This syllabus is subject to change. The latest version on this website is the binding syllabus.
Spring 2012
Office: Bartlett 259
Office Hours: Wed and by appointment.
545-6598 | sharris at


This course introduces palaeography, codicology, libraries, and the book trade from Late Antiquity to the Early Modern period. We meet Wednesdays, 4:40pm - 7:10pm in Bartlett 203 (unless otherwise noted).


We will be using:

  1. CLEMENS, R. and T. GRAHAM. Introduction to Manuscript Studies. Cornell UP, 2008. $40
  2. BISCHOFF, B. Manuscripts and Libraries in the Age of Charlemagne.
  3. DE HAMEL, Christopher. A History of Illuminated Manuscripts. Phaidon, 1997. $23 - $35

All are available at Amherst Book in Amherst (8 Main St).

Recommended readings will be on reserve at Du Bois, handed out, or available electronically. Manuals and guides will be on reservation at Amherst's Frost Library in the Archives & Special Collections.

To Download:

Studies on Reserve:

  • SHARPE, Richard. Titulus: Identifying Medieval Manuscripts.
  • LAPIDGE, Michael. The Anglo-Saxon Library. Oxford UP, 1994.
  • HINDMAN, S. Printing the Written Word.
  • IRVINE, M. Grammatica.
  • RICHÉ, P. Education and Culture.
  • for more, see Course Resources.

Course Links:



The general objectives of this course are to have you engage knowledgeably with manuscripts and library collections; to encourage a working knowledge of Latin and Insular palaeography and codicology; and to discuss the relationship between the material culture of the book and literature.


You will each be working on a particular manuscript or incunabula at Amherst (especially recommended), Smith, Mount Holyoke, or the Renaissance Center (you may also work at Dartmouth, Yale, Harvard, Brown, UConn, or with any nearby collection, if you require it). The work entails producing a 1) detailed catalogue description with a partial diplomatic text and a stemma of text versions, 2) an annotated bibliography, 3) a short presentation on your codex, and 4) a final report which contextualizes your codex in the larger cultural world in which it was produced. You will also be asked to give periodic updates of your progress.

Amherst College Archives & Special Collections has made a generous and concerted effort to allow us to access their collection.
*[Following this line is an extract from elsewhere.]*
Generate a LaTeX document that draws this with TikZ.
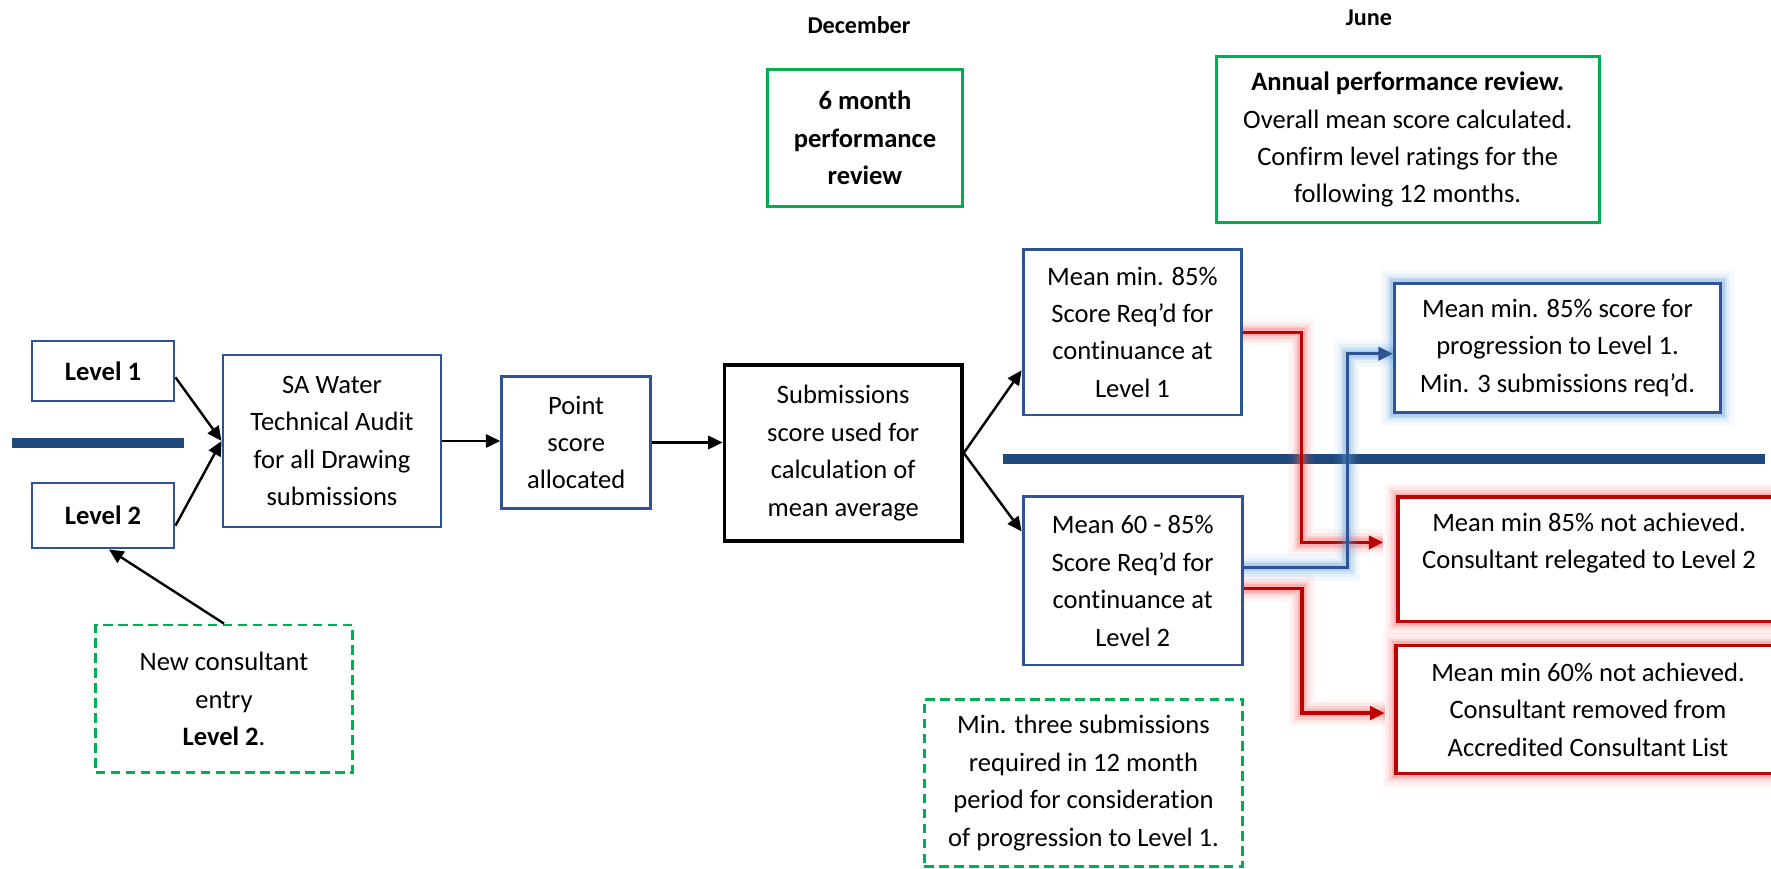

The breakdown of your class grade is as follows:

  1. catalogue description 35%
  2. bibliography 20%
  3. presentation 10%
  4. Nachleben or Cultural Context 35%


I encourage you to meet with me at least once during the semester. Please let me know beforehand if you want to meet during my office hours. Otherwise, please make an appointment to meet with me at a time convenient to you and I will try to oblige. I would also like to meet with you in the presence of your project codex. That will be arranged during class.
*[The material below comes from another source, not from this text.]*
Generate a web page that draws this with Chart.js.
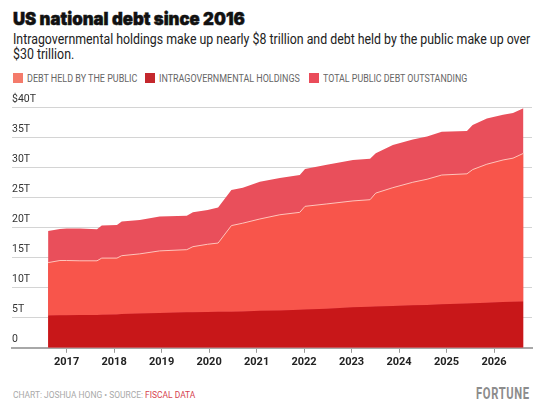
<!DOCTYPE html>
<html>
<head>
<meta charset="utf-8">
<script src="https://cdn.jsdelivr.net/npm/chart.js@4.4.1/dist/chart.umd.min.js"></script>
<style>
  html, body { margin: 0; padding: 0; background: #fff; }
  body { width: 546px; height: 413px; position: relative; overflow: hidden; font-family: Roboto, sans-serif; }
  .fit { position: absolute; white-space: nowrap; transform-origin: left top; display: inline-block; }
  .title { left: 13px; top: 8px; font-family: Inter, Roboto, sans-serif; font-weight: 900; font-size: 17.5px; line-height: 22px; color: #111; -webkit-text-stroke: 0.5px #111; }
  .sub { left: 13px; font-size: 15px; line-height: 15px; color: #222; }
  .lgtext { top: 72px; font-size: 11.5px; line-height: 13px; color: #666; }
  .sw { position: absolute; top: 73px; width: 10px; height: 10px; }
  .foot { left: 13px; top: 389px; font-size: 9.5px; line-height: 12px; color: #a9a9a9; }
  .foot em { font-style: normal; color: #d6424e; }
  .brand { left: 476px; top: 382px; font-size: 17px; line-height: 22px; font-weight: bold; color: #8c8c8c; letter-spacing: 1px; }
  #wrap { position: absolute; left: 0; top: 88px; width: 546px; height: 292px; }
</style>
</head>
<body>
<div class="fit title" id="title">US national debt since 2016</div>
<div class="fit sub" id="sub1" style="top:32px">Intragovernmental holdings make up nearly $8 trillion and debt held by the public make up over</div>
<div class="fit sub" id="sub2" style="top:47px">$30 trillion.</div>
<div id="legend"></div>
<div class="fit foot" id="foot">CHART: JOSHUA HONG • SOURCE: <em>FISCAL DATA</em></div>
<div class="fit brand" id="brand">FORTUNE</div>
<div id="wrap"><canvas id="chart"></canvas></div>
<script>
// dates as decimal years, values in trillions of dollars
const dates = [2016.61, 2016.86, 2017.0, 2017.28, 2017.64, 2017.74, 2018.06, 2018.16, 2018.54, 2018.96,
  2019.53, 2019.66, 2019.97, 2020.19, 2020.47, 2020.71, 2021.07, 2021.49, 2021.91, 2022.02,
  2022.48, 2023.03, 2023.39, 2023.51, 2023.87, 2024.29, 2024.59, 2024.90, 2025.43, 2025.55,
  2025.85, 2026.19, 2026.40, 2026.62];
const intragovernmental = [5.35, 5.4, 5.4, 5.45, 5.45, 5.5, 5.55, 5.6, 5.7, 5.8,
  5.9, 5.9, 5.95, 6.0, 6.0, 6.05, 6.15, 6.2, 6.3, 6.35,
  6.5, 6.75, 6.8, 6.85, 6.95, 7.05, 7.1, 7.25, 7.35, 7.4,
  7.5, 7.6, 7.65, 7.7];
const heldByPublic = [8.8, 9.1, 9.1, 9.0, 9.0, 9.4, 9.35, 9.7, 9.9, 10.3,
  10.4, 10.9, 11.25, 11.4, 14.3, 14.65, 15.25, 15.9, 16.2, 17.15,
  17.4, 17.65, 17.8, 18.85, 19.65, 20.45, 20.9, 21.45, 21.55, 22.2,
  23.0, 23.6, 23.85, 24.6];
const totalOutstanding = [19.4, 19.75, 19.8, 19.8, 19.7, 20.3, 20.4, 21.0, 21.25, 21.8,
  21.95, 22.5, 22.9, 23.3, 26.2, 26.6, 27.6, 28.2, 28.7, 29.7,
  30.4, 31.2, 31.4, 32.3, 33.7, 34.6, 35.1, 35.9, 36.0, 37.0,
  38.1, 38.7, 39.0, 39.8];
const tickYears = [2017, 2018, 2019, 2020, 2021, 2022, 2023, 2024, 2025, 2026];
const legendNames = ['DEBT HELD BY THE PUBLIC', 'INTRAGOVERNMENTAL HOLDINGS', 'TOTAL PUBLIC DEBT OUTSTANDING'];
const legendColors = ['#f47b6b', '#c4282d', '#ea4c5a'];

const pts = vals => dates.map((d, i) => ({ x: d, y: vals[i] }));

// squeeze text to the width it has in the picture
function fitWidth(el, w) {
  const s = w / el.scrollWidth;
  el.style.transform = `scaleX(${s})`;
  return s;
}

// legend: swatch x, text x, text width
const legendPos = [[13, 27, 110], [145, 159, 141], [309, 323, 144]];
const lg = document.getElementById('legend');
legendNames.forEach((name, i) => {
  const sw = document.createElement('div');
  sw.className = 'sw';
  sw.style.left = legendPos[i][0] + 'px';
  sw.style.background = legendColors[i];
  lg.appendChild(sw);
  const t = document.createElement('div');
  t.className = 'fit lgtext';
  t.style.left = legendPos[i][1] + 'px';
  t.textContent = name;
  lg.appendChild(t);
  fitWidth(t, legendPos[i][2]);
});

fitWidth(document.getElementById('title'), 232);
const subScale = fitWidth(document.getElementById('sub1'), 517);
document.getElementById('sub2').style.transform = `scaleX(${subScale})`;
fitWidth(document.getElementById('foot'), 182);
fitWidth(document.getElementById('brand'), 54);

const data = {
  datasets: [
    { label: 'Intragovernmental holdings', data: pts(intragovernmental), stack: 'debt',
      backgroundColor: '#c81719', borderWidth: 0, fill: 'origin' },
    { label: 'Debt held by the public', data: pts(heldByPublic), stack: 'debt',
      backgroundColor: '#f8554b', borderColor: '#ffc4ba', borderWidth: 1, fill: '-1' },
    { label: 'Total public debt outstanding', data: pts(totalOutstanding), stack: 'total',
      backgroundColor: '#e94f5b', borderWidth: 0, fill: 'origin' }
  ]
};

const config = {
  type: 'line',
  data: data,
  options: {
    responsive: true,
    maintainAspectRatio: false,
    animation: false,
    layout: { padding: { left: 12, right: 14, top: 19, bottom: 8 } },
    elements: { point: { radius: 0 }, line: { tension: 0 } },
    plugins: { legend: { display: false }, tooltip: { enabled: false } },
    scales: {
      x: {
        type: 'linear',
        min: 2015.85,
        max: 2026.8,
        afterBuildTicks: axis => { axis.ticks = tickYears.map(v => ({ value: v })); },
        grid: { drawOnChartArea: false, drawTicks: true, tickLength: 5, color: '#999' },
        border: { display: true, color: '#a8a8a8', width: 2 },
        ticks: {
          padding: 3,
          color: '#222',
          font: { family: 'Roboto, sans-serif', size: 11, weight: 'bold' },
          callback: v => String(v)
        }
      },
      y: {
        stacked: true,
        min: 0,
        max: 40,
        grid: { drawTicks: false, color: '#d4d4d4', lineWidth: 1 },
        border: { display: false },
        ticks: {
          stepSize: 5,
          mirror: true,
          padding: 0,
          labelOffset: -8,
          color: '#333',
          font: { family: 'Roboto, sans-serif', size: 10.5 },
          callback: v => v === 0 ? '0' : (v === 40 ? '$40T' : v + 'T')
        }
      }
    }
  }
};

new Chart(document.getElementById('chart'), config);
</script>
</body>
</html>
NOTE 1: Please make and keep a copy of all your assignments. That copy may be a disc copy. You do not want to risk your work to the caprices of an indifferent fate. Also, in case any difficulties arise with respect to misplaced assignments or with respect to discrepancies between your records and my own, I will accept the evidence of your computer system's dating function. For your own peace of mind, I suggest that you lock any document on the day it is due. That will prevent your computer's operating system from associating your document with a later date.
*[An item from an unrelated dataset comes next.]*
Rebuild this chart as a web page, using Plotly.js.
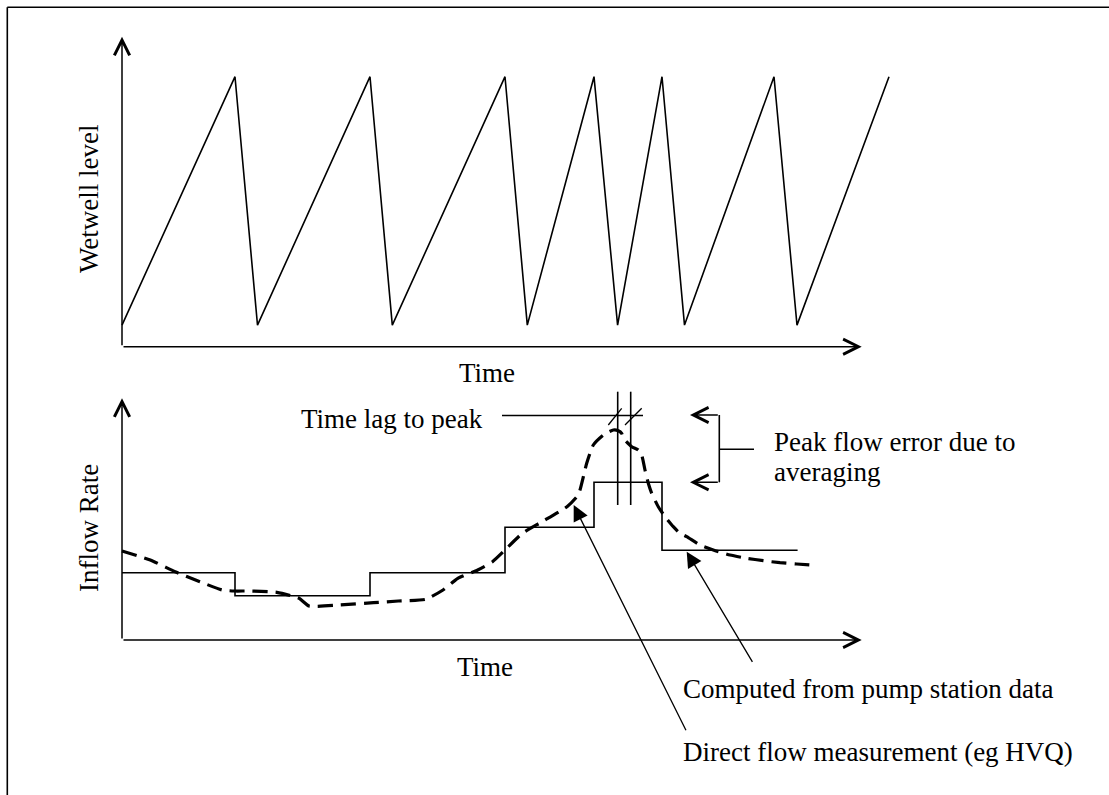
<!DOCTYPE html>
<html><head><meta charset="utf-8">
<script src="https://cdn.plot.ly/plotly-3.0.1.min.js"></script>
<style>html,body{margin:0;padding:0;background:#fff;} #chart{width:1109px;height:795px;}</style>
</head><body><div id="chart"></div>
<script>
// ---- data (time in arbitrary units, level / flow in arbitrary units) ----
// Wetwell level sawtooth: alternating pump-off (low) and pump-on (high) levels
const levelTime  = [0, 11.3, 13.55, 24.8, 27.03, 38.3, 40.53, 47.2, 49.56, 54.0, 56.25, 65.2, 67.5, 76.7];
const levelValue = [0.8, 10, 0.8, 10, 0.8, 10, 0.8, 10, 0.8, 10, 0.8, 10, 0.8, 10];

// Inflow computed from pump station data (one average per pump cycle)
const stepTime = [0, 11.3, 24.8, 38.3, 47.2, 54.0, 67.56];
const stepFlow = [6.73, 4.43, 6.73, 11.27, 15.77, 8.97, 8.97];

// Direct flow measurement (eg HVQ)
const directTime = [0, 2.83, 5.31, 7.79, 10.02, 11.26, 12.75, 15.48, 17.71, 18.7, 21.68, 25.15, 27.63, 30.36, 32.1, 33.58, 35.57, 37.05, 38.3, 40.03, 42.01, 44.5, 45.49, 45.8, 46.47, 47.13, 48.13, 49.13, 49.63, 49.97, 50.13, 50.97, 51.63, 51.97, 52.3, 52.63, 52.97, 53.63, 54.3, 55.13, 55.8, 56.47, 57.8, 59.13, 60.8, 62.47, 64.13, 65.8, 67.47, 68.8];
const directFlow = [8.9, 8.0, 6.83, 5.83, 5.0, 4.9, 4.9, 4.77, 4.17, 3.4, 3.5, 3.73, 3.9, 4.07, 5.0, 6.17, 7.0, 7.83, 9.0, 10.67, 11.83, 13.33, 14.33, 15.0, 17.67, 19.5, 20.5, 21.0, 20.93, 20.67, 20.17, 19.33, 19.0, 18.5, 17.0, 15.67, 14.67, 13.33, 12.33, 11.33, 10.67, 10.33, 9.5, 9.0, 8.5, 8.17, 7.93, 7.73, 7.6, 7.5];

// Text labels
const labels = {
  wetwell: 'Wetwell level',
  inflow: 'Inflow Rate',
  time: 'Time',
  lag: 'Time lag to peak',
  peak1: 'Peak flow error due to',
  peak2: 'averaging',
  computed: 'Computed from pump station data',
  direct: 'Direct flow measurement (eg HVQ)'
};

// ---- helpers for placing decorations (page pixel -> axis units) ----
const W = 1109, H = 795;
const PX  = px => (px - 122) / 10;
const PY1 = py => (346.7 - py) / 27;
const PY2 = py => (640 - py) / 10;

const FONT = {family: '"Liberation Serif", "Times New Roman", serif', size: 27, color: '#000'};
const LW = 1.6;

const traces = [
  {x: levelTime, y: levelValue, xaxis: 'x', yaxis: 'y', mode: 'lines',
   line: {color: '#000', width: LW}, hoverinfo: 'skip'},
  {x: stepTime, y: stepFlow, xaxis: 'x', yaxis: 'y2', mode: 'lines',
   line: {color: '#000', width: LW, shape: 'hv'}, hoverinfo: 'skip'},
  {x: directTime, y: directFlow, xaxis: 'x', yaxis: 'y2', mode: 'lines',
   line: {color: '#000', width: 3.2, dash: '15px,8px', shape: 'spline', smoothing: 0.5}, hoverinfo: 'skip'}
];

function axisArrow(yref, tx, ty, ax, ay) {
  return {xref: 'x', yref: yref, axref: 'x', ayref: yref, x: tx, y: ty, ax: ax, ay: ay,
          text: '', showarrow: true, arrowhead: 5, arrowsize: 2, arrowwidth: 1.5, arrowcolor: '#000', standoff: 0};
}
function pointer(tx, ty, ax, ay) {
  return {xref: 'x', yref: 'y2', axref: 'x', ayref: 'y2', x: tx, y: ty, ax: ax, ay: ay,
          text: '', showarrow: true, arrowhead: 2, arrowsize: 2.4, arrowwidth: 1.3, arrowcolor: '#000', standoff: 0};
}
function label(text, px, py, xanchor, angle) {
  return {xref: 'paper', yref: 'paper', x: px / W, y: 1 - py / H, text: text, showarrow: false,
          xanchor: xanchor, yanchor: 'middle', font: FONT, textangle: angle || 0, borderpad: 0};
}

const annotations = [
  // axes with open arrowheads
  axisArrow('y', PX(122), PY1(36.7), PX(122), PY1(346.7)),
  axisArrow('y', PX(861.7), PY1(346.7), PX(122), PY1(346.7)),
  axisArrow('y2', PX(122), PY2(398.3), PX(122), PY2(640)),
  axisArrow('y2', PX(861.7), PY2(640), PX(122), PY2(640)),
  // peak error bracket arrows
  axisArrow('y2', PX(690), PY2(415), PX(719.3), PY2(415)),
  axisArrow('y2', PX(690), PY2(482.3), PX(719.3), PY2(482.3)),
  // pointers
  pointer(PX(573.7), PY2(505), PX(686.7), PY2(731.7)),
  pointer(PX(686.7), PY2(551.7), PX(753.3), PY2(663.3)),
  // labels
  label(labels.wetwell, 89, 199, 'center', -90),
  label(labels.inflow, 89, 528, 'center', -90),
  label(labels.time, 487, 373.3, 'center'),
  label(labels.time, 485, 667, 'center'),
  label(labels.lag, 300, 419.2, 'left'),
  label(labels.peak1, 772.7, 441.7, 'left'),
  label(labels.peak2, 772.7, 471.7, 'left'),
  label(labels.computed, 681.7, 689, 'left'),
  label(labels.direct, 681.7, 752, 'left')
];

function seg(yref, x0, y0, x1, y1, w) {
  return {type: 'line', xref: 'x', yref: yref, x0: x0, y0: y0, x1: x1, y1: y1,
          line: {color: '#000', width: w || LW}};
}
const shapes = [
  // frame (top and left edges)
  {type: 'line', xref: 'paper', yref: 'paper', x0: 7.3 / W, y0: 1 - 7.3 / H, x1: 1, y1: 1 - 7.3 / H, line: {color: '#000', width: 1.6}},
  {type: 'line', xref: 'paper', yref: 'paper', x0: 7.3 / W, y0: 1 - 7.3 / H, x1: 7.3 / W, y1: 0, line: {color: '#000', width: 1.6}},
  // time lag marker
  seg('y2', PX(502), PY2(415.5), PX(643), PY2(415.5)),
  seg('y2', PX(617.7), PY2(391.7), PX(617.7), PY2(505)),
  seg('y2', PX(630.7), PY2(391.7), PX(630.7), PY2(505)),
  seg('y2', PX(608.3), PY2(425), PX(621.7), PY2(408.3), 1.3),
  seg('y2', PX(625), PY2(425), PX(641.7), PY2(408.3), 1.3),
  // bracket
  seg('y2', PX(719.3), PY2(415), PX(719.3), PY2(482.3)),
  seg('y2', PX(719.3), PY2(449.3), PX(754), PY2(449.3))
];

const hidden = {visible: false, fixedrange: true, showgrid: false, zeroline: false};
const layout = {
  width: W, height: H,
  margin: {l: 0, r: 0, t: 0, b: 0, pad: 0},
  paper_bgcolor: '#fff', plot_bgcolor: '#fff',
  showlegend: false, hovermode: false,
  xaxis: Object.assign({}, hidden, {domain: [0, 1], range: [PX(0), PX(W)], anchor: 'y'}),
  yaxis: Object.assign({}, hidden, {domain: [0, 1], range: [PY1(H), PY1(0)], anchor: 'x'}),
  yaxis2: Object.assign({}, hidden, {domain: [0, 1], range: [PY2(H), PY2(0)], anchor: 'x', overlaying: 'y'}),
  annotations: annotations,
  shapes: shapes
};

Plotly.newPlot('chart', traces, layout, {staticPlot: true, displayModeBar: false});
</script>
</body></html>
NOTE 2: The course schedule is subject to change. It is not to be construed as a substitute for your attendance or as a catalogue of all the information for which you are responsible. All changes will be announced with a reasonable lead time. This syllabus constitutes a binding contract. If you do not agree with any of the provisions set herein or if you foresee disagreeing with any of the provisions which may reasonably be added during the course of the term, then you are free to drop this class within the time allotted by the university.